Irish banks upgraded by Standard & Poor’s

BoI becomes first Irish bank to be raised to investment grade since financial crisis

Bank of Ireland was upgraded one notch to BBB-/A-3, the lowest of the so-called investment grades. File photograph: Bryan O’Brien

Bank of Ireland was upgraded one notch to BBB-/A-3, the lowest of the so-called investment grades. File photograph: Bryan O’Brien


The main Irish banks have been upgraded by ratings agency Standard & Poor’s, with Bank of Ireland being raised to investment grade, the first Irish bank to achieve such a rating since the financial crisis.

Increased net interest margins was the key factor causing the agency to up its support for the sector, which it now believes is set for a period of lower risk appetite in an enduring, stable, competitive landscape.

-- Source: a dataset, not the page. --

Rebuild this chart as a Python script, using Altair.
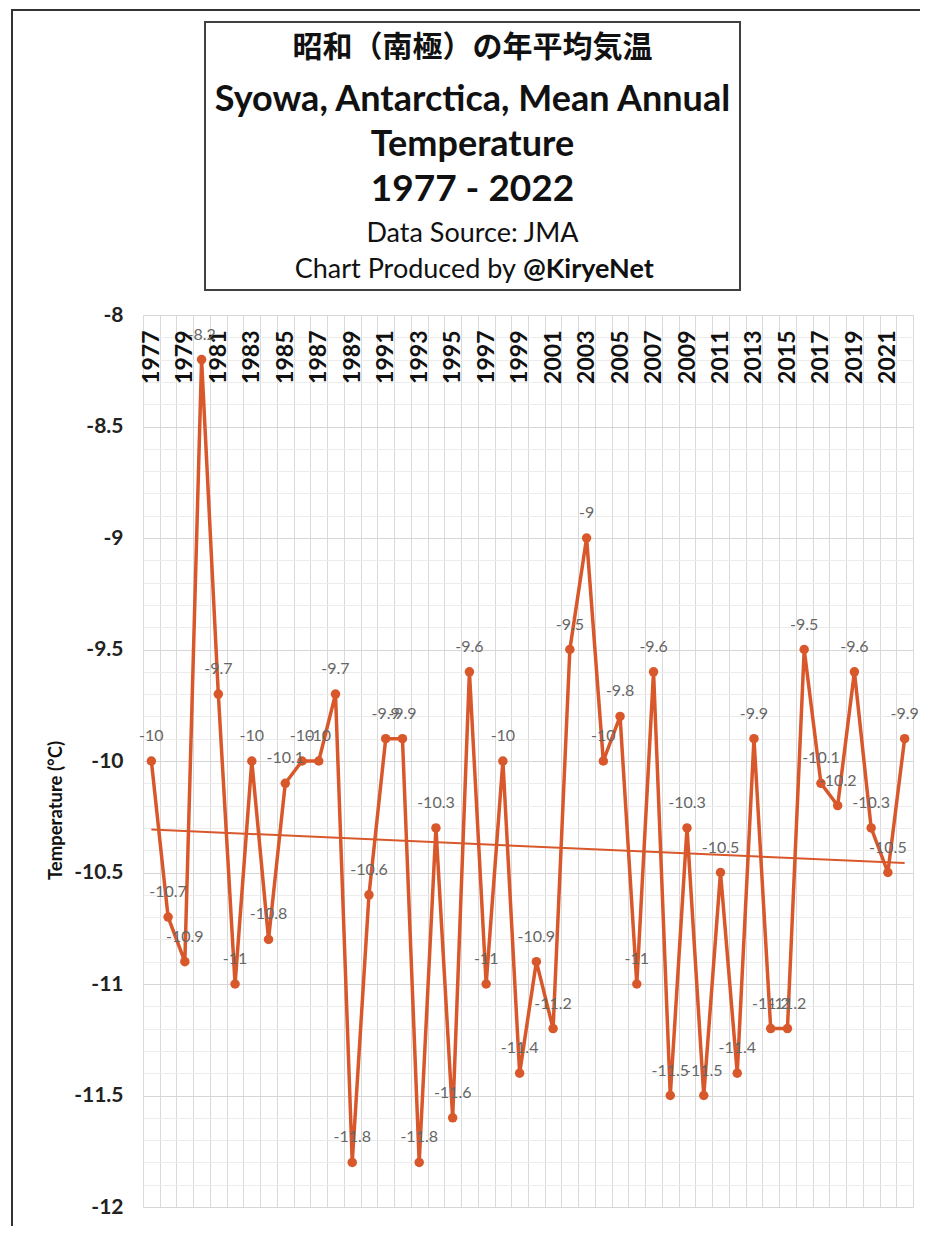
import altair as alt
import pandas as pd

# ---- data ----
years = list(range(1977, 2023))
temps = [-10, -10.7, -10.9, -8.2, -9.7, -11, -10, -10.8, -10.1, -10,
         -10, -9.7, -11.8, -10.6, -9.9, -9.9, -11.8, -10.3, -11.6, -9.6,
         -11, -10, -11.4, -10.9, -11.2, -9.5, -9, -10, -9.8, -11,
         -9.6, -11.5, -10.3, -11.5, -10.5, -11.4, -9.9, -11.2, -11.2, -9.5,
         -10.1, -10.2, -9.6, -10.3, -10.5, -9.9]
labels = [f"{t:g}" for t in temps]

label_years = [1977, 1979, 1981, 1983, 1985, 1987, 1989, 1991, 1993, 1995, 1997, 1999,
               2001, 2003, 2005, 2007, 2009, 2011, 2013, 2015, 2017, 2019, 2021]
grid_years = [y + 0.5 for y in range(1976, 2023)]
major_y = [-12, -11.5, -11, -10.5, -10, -9.5, -9, -8.5, -8]
minor_y = [round(-12 + 0.1 * i, 1) for i in range(41) if i % 5 != 0]

title_lines = ["昭和（南極）の年平均気温", "Syowa, Antarctica, Mean Annual", "Temperature",
               "1977 - 2022", "Data Source: JMA", "Chart Produced by", "@KiryeNet"]
y_title = "Temperature (°C)"

df = pd.DataFrame({"Year": years, "Temp": temps, "Label": labels})
one = pd.DataFrame({"k": [0]})

W, H = 770, 892
C = "#D9582B"
FONT = "Lato"
JFONT = "Noto Sans CJK JP"

xscale = alt.Scale(domain=[1976.5, 2022.5], nice=False, zero=False)
yscale = alt.Scale(domain=[-12, -8], nice=False, zero=False)

x_main = alt.X("Year:Q", scale=xscale, axis=alt.Axis(
    orient="bottom", offset=-H, values=label_years, format="d", labelAngle=-90,
    labelFont=FONT, labelFontSize=23, labelFontWeight="bold", labelColor="#111111",
    labelPadding=15, ticks=False, tickSize=0, domain=False, grid=False, title=None,
    labelOverlap=False, labelFlush=False))
y_main = alt.Y("Temp:Q", scale=yscale, axis=alt.Axis(
    orient="left", values=major_y, labelExpr="'' + datum.value", grid=True,
    gridColor="#d6d6d6", gridWidth=1, ticks=False, tickSize=0, domain=False,
    labelFont=FONT, labelFontSize=21, labelFontWeight="bold", labelColor="#222222",
    labelPadding=20, title=y_title, titleFont=FONT, titleFontSize=18.5,
    titleFontWeight="bold", titleColor="#111111", titleX=-88, titleY=495,
    titleAngle=-90, titleAlign="center", titleBaseline="middle"))

line = alt.Chart(df).mark_line(color=C, strokeWidth=3.5).encode(x=x_main, y=y_main)
pts = alt.Chart(df).mark_point(filled=True, color=C, size=90, opacity=1).encode(x=x_main, y=y_main)
txt = alt.Chart(df).mark_text(font=FONT, fontSize=16, color="#666666", baseline="middle",
                              dy=-25).encode(x=x_main, y=y_main, text="Label:N")
main = alt.layer(line, pts, txt)

trend = alt.Chart(df).transform_regression("Year", "Temp").mark_line(
    color=C, strokeWidth=2).encode(
    x=alt.X("Year:Q", scale=xscale, axis=alt.Axis(
        orient="top", values=grid_years, grid=True, gridColor="#d9d9d9", labels=False,
        ticks=False, tickSize=0, domain=False, title=None)),
    y=alt.Y("Temp:Q", scale=yscale, axis=alt.Axis(
        orient="right", values=minor_y, grid=True, gridColor="#ececec", labels=False,
        ticks=False, tickSize=0, domain=False, title=None)))

frame = alt.Chart(one).mark_rect(fillOpacity=0, stroke="#333333", strokeWidth=2).encode(
    x=alt.value(-131), x2=alt.value(W + 60), y=alt.value(-305), y2=alt.value(H + 60))
box = alt.Chart(one).mark_rect(fillOpacity=0, stroke="#404040", strokeWidth=2).encode(
    x=alt.value(62), x2=alt.value(597), y=alt.value(-293), y2=alt.value(-25))

cx = 329.5
def t(s, y, size, weight="bold", font=FONT, align="center", x=cx):
    return alt.Chart(one).mark_text(text=s, font=font, fontSize=size, fontWeight=weight,
                                    color="#111111", align=align, baseline="middle").encode(
        x=alt.value(x), y=alt.value(y))

titles = [
    t(title_lines[0], -267, 30, font=JFONT),
    t(title_lines[1], -215, 36),
    t(title_lines[2], -170, 36),
    t(title_lines[3], -125, 37),
    t(title_lines[4], -81, 27, weight="normal"),
    t(title_lines[5], -45, 27, weight="normal", align="right", x=373),
    t(title_lines[6], -45, 27, align="left", x=380),
]

chart = alt.layer(frame, box, *titles, trend, main).resolve_axis(
    x="independent", y="independent").properties(
    width=W, height=H,
    autosize=alt.AutoSizeParams(type="none"),
    padding={"left": 135, "top": 307, "right": 7, "bottom": 19},
).configure_view(stroke=None)

chart.save("out.html", embed_options={"renderer": "svg", "actions": False})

The increased optimism about the banks is backed by increased optimism about the economy generally, with the agency expecting Ireland to outperform most of its European peers in terms of economic growth in the coming two years. It expects unemployment to drop to 8 per cent by the end of next year.

One notch

AIB and Permanent TSB saw their long-term ratings increased one step to BB+ and BB- respectively, with the outlooks on both being stable.

Standard & Poor’s revised its outlook to stable from negative on KBC Bank Ireland and affirmed the ‘BBB/A-2’ ratings on Ulster Bank Ireland Ltd.

Last month, the agency raised its rating for Ireland to A+, so there is still a significant gap between its attitude towards the sovereign and the banking sector, reflecting the enduring legacy issues facing the banks arising from the sector’s recent collapse.

“We believe that improvements in banking system profitability and lower risk appetite will prove enduring,” the agency said. “In addition, we believe that the structure of the industry will remain broadly stable, with relatively few players and a primary focus on domestic retail and business banking. As a result, we expect the industry’s existing competitive landscape to remain supportive of a more rational risk- return profile than before the crisis.”

While the gap between what the banks are paying out in interest and charging in interest has grown over the past number of reporting periods, the agency does not expect this to continue at the same pace. This is partly because deposit “repricing” has largely run its course for now, with the possible exception of a few banks.

It said tracker mortgages will continue to weigh as long as low interest rates persist and also that banks are coming under pressure to cut standard variable rate mortgages. It expects net loan growth to remain muted in the next few years.


“The Irish macroeconomic recovery has provided an increasingly supportive backdrop for the banking system,” it said, adding that it expected GDP growth of 4.2 per cent this year and 3.8 per cent next year.

With house prices expected to continue to rise, the agency expects this to feed into positive trends for banks, with credit losses expected to remain “exceptionally low” due to provision releases and declining inflows into new defaults.

The agency also noted the continuing trend in deleveraging by households. Defining private sector credit as household debt plus domestic corporate debt, it said it believed it was approximately 15 per cent lower at the end of 2014 compared with the end of 2013.

However, the banking system’s large stock of non-performing loans and high level of mortgages in arrears remain significant challenges.